GIVEN DATA
______

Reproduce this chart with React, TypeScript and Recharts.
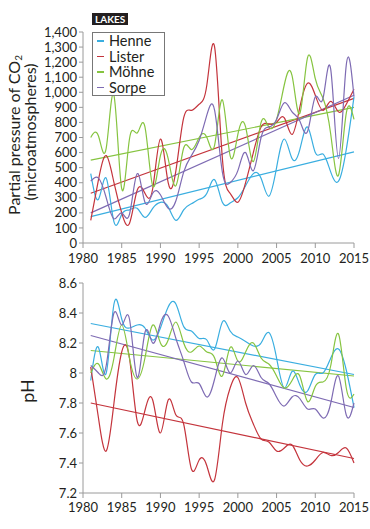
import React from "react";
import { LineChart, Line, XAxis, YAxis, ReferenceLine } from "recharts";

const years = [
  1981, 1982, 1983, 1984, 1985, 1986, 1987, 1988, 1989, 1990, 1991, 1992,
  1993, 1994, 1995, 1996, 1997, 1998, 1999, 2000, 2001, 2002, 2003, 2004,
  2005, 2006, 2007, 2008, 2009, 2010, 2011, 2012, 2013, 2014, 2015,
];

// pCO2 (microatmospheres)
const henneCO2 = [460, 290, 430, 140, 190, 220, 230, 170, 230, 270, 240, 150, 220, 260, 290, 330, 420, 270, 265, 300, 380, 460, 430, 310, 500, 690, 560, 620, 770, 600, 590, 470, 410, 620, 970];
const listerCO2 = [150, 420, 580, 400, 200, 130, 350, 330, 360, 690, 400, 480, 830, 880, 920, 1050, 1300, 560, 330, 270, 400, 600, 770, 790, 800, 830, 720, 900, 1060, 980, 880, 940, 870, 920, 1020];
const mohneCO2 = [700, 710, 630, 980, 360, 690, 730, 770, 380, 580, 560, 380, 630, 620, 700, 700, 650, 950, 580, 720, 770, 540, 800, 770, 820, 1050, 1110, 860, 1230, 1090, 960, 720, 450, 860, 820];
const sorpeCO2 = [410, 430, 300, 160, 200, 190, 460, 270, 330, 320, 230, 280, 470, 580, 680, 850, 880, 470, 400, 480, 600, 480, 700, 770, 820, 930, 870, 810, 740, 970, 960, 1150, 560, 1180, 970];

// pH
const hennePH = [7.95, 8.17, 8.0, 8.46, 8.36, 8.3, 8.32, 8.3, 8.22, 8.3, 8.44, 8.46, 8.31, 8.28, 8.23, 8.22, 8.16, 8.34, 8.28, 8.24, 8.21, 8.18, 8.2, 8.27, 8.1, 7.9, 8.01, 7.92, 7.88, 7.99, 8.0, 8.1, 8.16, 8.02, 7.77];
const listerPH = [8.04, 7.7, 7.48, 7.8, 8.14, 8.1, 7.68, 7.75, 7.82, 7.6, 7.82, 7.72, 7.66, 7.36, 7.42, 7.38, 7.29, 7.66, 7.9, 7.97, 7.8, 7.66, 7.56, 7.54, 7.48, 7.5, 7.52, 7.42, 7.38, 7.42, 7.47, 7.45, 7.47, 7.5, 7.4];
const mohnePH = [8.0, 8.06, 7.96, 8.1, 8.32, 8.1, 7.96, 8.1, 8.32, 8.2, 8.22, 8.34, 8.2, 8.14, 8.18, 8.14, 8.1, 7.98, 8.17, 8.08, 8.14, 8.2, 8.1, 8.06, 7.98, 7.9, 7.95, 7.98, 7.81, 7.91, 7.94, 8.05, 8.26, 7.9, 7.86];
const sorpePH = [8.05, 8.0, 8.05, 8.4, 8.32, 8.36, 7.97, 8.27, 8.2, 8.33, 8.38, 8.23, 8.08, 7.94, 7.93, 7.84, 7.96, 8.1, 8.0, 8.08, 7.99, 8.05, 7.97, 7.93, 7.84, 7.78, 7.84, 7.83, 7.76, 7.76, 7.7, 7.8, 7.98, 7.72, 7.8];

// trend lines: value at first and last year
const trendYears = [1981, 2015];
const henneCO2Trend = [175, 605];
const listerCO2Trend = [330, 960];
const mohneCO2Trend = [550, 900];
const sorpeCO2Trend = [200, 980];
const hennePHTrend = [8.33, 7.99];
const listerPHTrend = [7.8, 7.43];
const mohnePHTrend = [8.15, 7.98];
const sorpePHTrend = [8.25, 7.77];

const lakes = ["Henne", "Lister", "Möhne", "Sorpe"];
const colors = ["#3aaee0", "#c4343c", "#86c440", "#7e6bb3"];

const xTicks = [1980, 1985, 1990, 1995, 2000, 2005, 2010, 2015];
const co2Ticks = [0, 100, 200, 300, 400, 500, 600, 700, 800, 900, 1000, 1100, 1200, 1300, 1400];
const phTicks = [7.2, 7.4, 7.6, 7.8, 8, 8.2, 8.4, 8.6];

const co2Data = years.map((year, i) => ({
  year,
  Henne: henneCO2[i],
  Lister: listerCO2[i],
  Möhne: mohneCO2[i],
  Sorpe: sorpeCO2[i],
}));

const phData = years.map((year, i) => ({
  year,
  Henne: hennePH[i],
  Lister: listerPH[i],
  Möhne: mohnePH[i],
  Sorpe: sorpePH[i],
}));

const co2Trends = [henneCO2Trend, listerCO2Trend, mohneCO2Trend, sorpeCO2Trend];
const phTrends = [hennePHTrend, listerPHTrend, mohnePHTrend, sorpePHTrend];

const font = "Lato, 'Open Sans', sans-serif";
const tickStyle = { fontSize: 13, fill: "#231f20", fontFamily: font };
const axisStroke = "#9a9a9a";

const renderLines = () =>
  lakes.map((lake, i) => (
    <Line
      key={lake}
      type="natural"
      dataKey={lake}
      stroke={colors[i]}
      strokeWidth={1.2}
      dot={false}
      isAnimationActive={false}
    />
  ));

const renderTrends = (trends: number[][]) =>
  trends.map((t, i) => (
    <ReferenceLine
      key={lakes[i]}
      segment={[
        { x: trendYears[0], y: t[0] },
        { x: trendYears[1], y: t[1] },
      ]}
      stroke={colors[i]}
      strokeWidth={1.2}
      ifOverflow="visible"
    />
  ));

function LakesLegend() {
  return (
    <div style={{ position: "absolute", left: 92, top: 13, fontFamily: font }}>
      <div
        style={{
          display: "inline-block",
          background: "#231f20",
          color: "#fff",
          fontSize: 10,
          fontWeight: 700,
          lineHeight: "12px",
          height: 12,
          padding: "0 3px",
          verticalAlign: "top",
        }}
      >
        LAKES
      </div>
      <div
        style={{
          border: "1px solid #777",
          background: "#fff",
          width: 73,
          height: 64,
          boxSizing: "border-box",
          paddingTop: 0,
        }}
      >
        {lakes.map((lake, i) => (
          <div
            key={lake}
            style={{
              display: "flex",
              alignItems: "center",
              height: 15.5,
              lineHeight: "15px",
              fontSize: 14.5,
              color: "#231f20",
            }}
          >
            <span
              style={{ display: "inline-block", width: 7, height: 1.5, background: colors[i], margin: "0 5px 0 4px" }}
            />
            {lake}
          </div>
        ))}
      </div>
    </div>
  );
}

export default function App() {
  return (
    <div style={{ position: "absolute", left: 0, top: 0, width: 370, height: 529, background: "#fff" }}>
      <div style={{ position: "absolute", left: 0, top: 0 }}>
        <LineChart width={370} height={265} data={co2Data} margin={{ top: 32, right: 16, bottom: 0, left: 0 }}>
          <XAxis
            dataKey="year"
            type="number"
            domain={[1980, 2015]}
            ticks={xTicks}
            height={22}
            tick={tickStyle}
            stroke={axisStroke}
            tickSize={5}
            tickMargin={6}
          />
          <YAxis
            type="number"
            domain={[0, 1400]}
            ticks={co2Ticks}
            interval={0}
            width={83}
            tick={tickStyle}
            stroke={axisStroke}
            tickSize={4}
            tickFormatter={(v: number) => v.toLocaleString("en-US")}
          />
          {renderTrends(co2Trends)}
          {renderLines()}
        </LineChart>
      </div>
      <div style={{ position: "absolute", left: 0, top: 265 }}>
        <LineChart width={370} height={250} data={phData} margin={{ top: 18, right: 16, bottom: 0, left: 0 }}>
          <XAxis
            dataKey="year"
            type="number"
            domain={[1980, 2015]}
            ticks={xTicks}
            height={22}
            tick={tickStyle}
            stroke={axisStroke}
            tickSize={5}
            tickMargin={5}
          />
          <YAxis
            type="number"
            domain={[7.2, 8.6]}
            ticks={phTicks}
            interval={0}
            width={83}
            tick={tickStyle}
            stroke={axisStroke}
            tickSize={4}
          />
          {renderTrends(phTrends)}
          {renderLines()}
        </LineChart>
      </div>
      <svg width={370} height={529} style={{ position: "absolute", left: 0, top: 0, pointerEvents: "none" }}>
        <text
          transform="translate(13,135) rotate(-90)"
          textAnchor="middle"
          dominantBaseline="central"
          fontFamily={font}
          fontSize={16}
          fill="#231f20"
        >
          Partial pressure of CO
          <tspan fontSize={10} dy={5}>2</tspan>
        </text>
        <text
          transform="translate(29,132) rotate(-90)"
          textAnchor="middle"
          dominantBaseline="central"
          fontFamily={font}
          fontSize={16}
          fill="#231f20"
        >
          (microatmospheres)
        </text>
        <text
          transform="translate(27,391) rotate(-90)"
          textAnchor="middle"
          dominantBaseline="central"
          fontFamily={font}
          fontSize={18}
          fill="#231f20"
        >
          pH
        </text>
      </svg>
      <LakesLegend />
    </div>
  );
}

______

Take every line from the data above that holds "React" and copy it out.

EXERCISE OUTPUT
Reproduce this chart with React, TypeScript and Recharts.
import React from "react";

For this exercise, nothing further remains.